On ne se pose jamais la question du degré moral de la faute. La grande majorité des conduites humaines est tissée de fils nombreux. Évidemment, l’incidence psychologique y occupe une certaine part. Mais on y trouve aussi un aspect moral. Quel est son degré de culpabilité moral ? Jusqu’à quel point a-t-il participé au mal ?

Dans cet univers, il n‘existe que le niveau du détraquement psychologique.. L’être humain devient une machine complexe – avec ou sans jeu de mots. On décortique de cette machine humaine : son histoire familiale, sa relation avec chaque parent, ses antécédents au travail, etc.

Par un relent de bon sens, on laisse entendre implicitement qu’il pourrait y avoir autre chose : « Ses difficultés de relation avec son père explique passablement son comportement erratique. »… mais tous ressentent secrètement comme un tabou de mentionner la part de culpabilité morale.

Ce serait se rattacher à l’Église. Cette même Église qui demandait aux femmes peinant à s’occuper d’une nombreuse famille de refuser le condom. Cette Église qui a « éduqué » les jeunes autochtones en les coupant de leurs traditions familiales, de leur langue, de leur culture. Cette Église dont certains prêtres pédophiles se sont attaqués à des enfants, les marquant des difficultés psychologiques que l’on imagine. Double souvenir. Ce que ma femme et moi ont vécu, vers 9 ou 10 ans, elle à Sainte-Marie de Beauce,, moi à Sept-Iles : un jeune curé vise à nous agresser délicatement –il commence à ouvrir gentiment la fermeture de ma braguette… Nous avons réagi en nous sauvant à toute vitesse. Cette même Église qui a protégé ces curés coupables de divers niveaux de silence multiplement contraires à l’esprit évangélique.
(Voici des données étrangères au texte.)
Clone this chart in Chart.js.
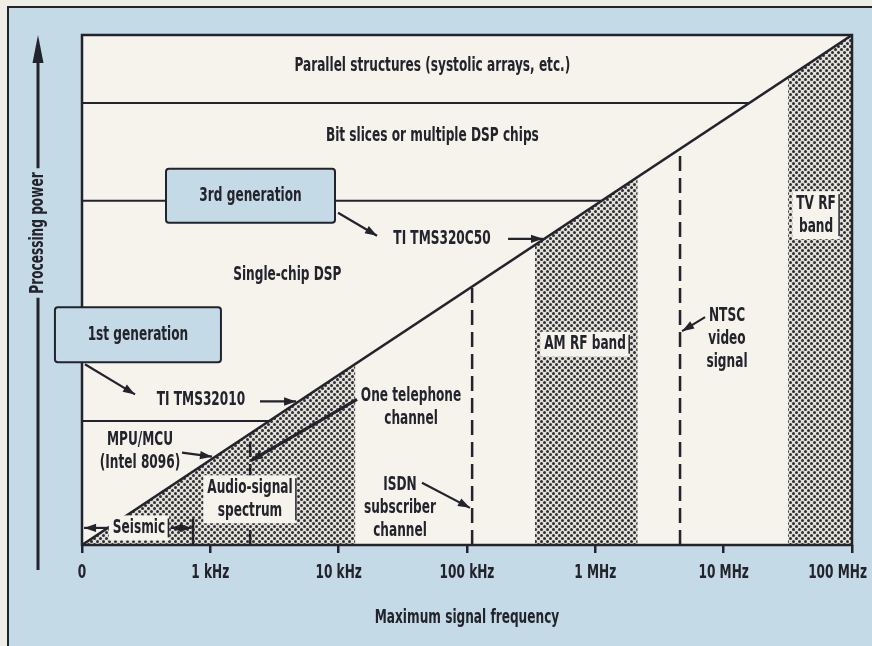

C’est de cette culture, dont je rappelle ici seulement l’aspect ecclésial, que la Révolution Tranquille a voulu se libérer. On comprend la difficulté psychologique actuelle de la société québécoise de se référer à des valeurs morales qu’elle associe aux tares –morales, justement ! – qui rappellent des souvenirs collectifs douloureux.

Il demeure que le danger de toute répression consiste dans sa transformation en refoulement. Soit un rejet total de la source douloureuse .Il en ressort «  le refus d’une souffrance utile ». C’est ainsi que Scot Peck, dans Le chemin le moins fréquenté,

définit la névrose.

Il n’y a pas dans l’Église que les tares signalées plus haut. Nous y trouvons des trésors de sagesse, de compassion. Ma femme et moi, des catholiques pratiquants.

On a tout balayé. On a abouti à une conception tronquée de l’être humain. Un être, somme toute, réduit à sa dimension psychologique mécanique. Si vous mentionnez leur carence de l’analyse morale aux analystes des troubles de la personnalité, ils vous répondront qu’ils n’en nient aucunement l’existence, mais que pour le moment, ils ne tiennent compte que de la déviance objective

Vous avez constaté la fourberie de certains commerçants. Vous n’achetez plus rien. Vous mangez des herbages. On vous signale l’honnêteté d’une grande majorité des commerces. Vous ne le niez pas. Mais vous avez opté pour une démarche « plus naturelle », plus objective. Comme si le niveau moral n’était pas objectif ! il se se trouve, au recreux de toute personne, une propension au bien et au mal. Une lutte bien objective dans notre for intérieur.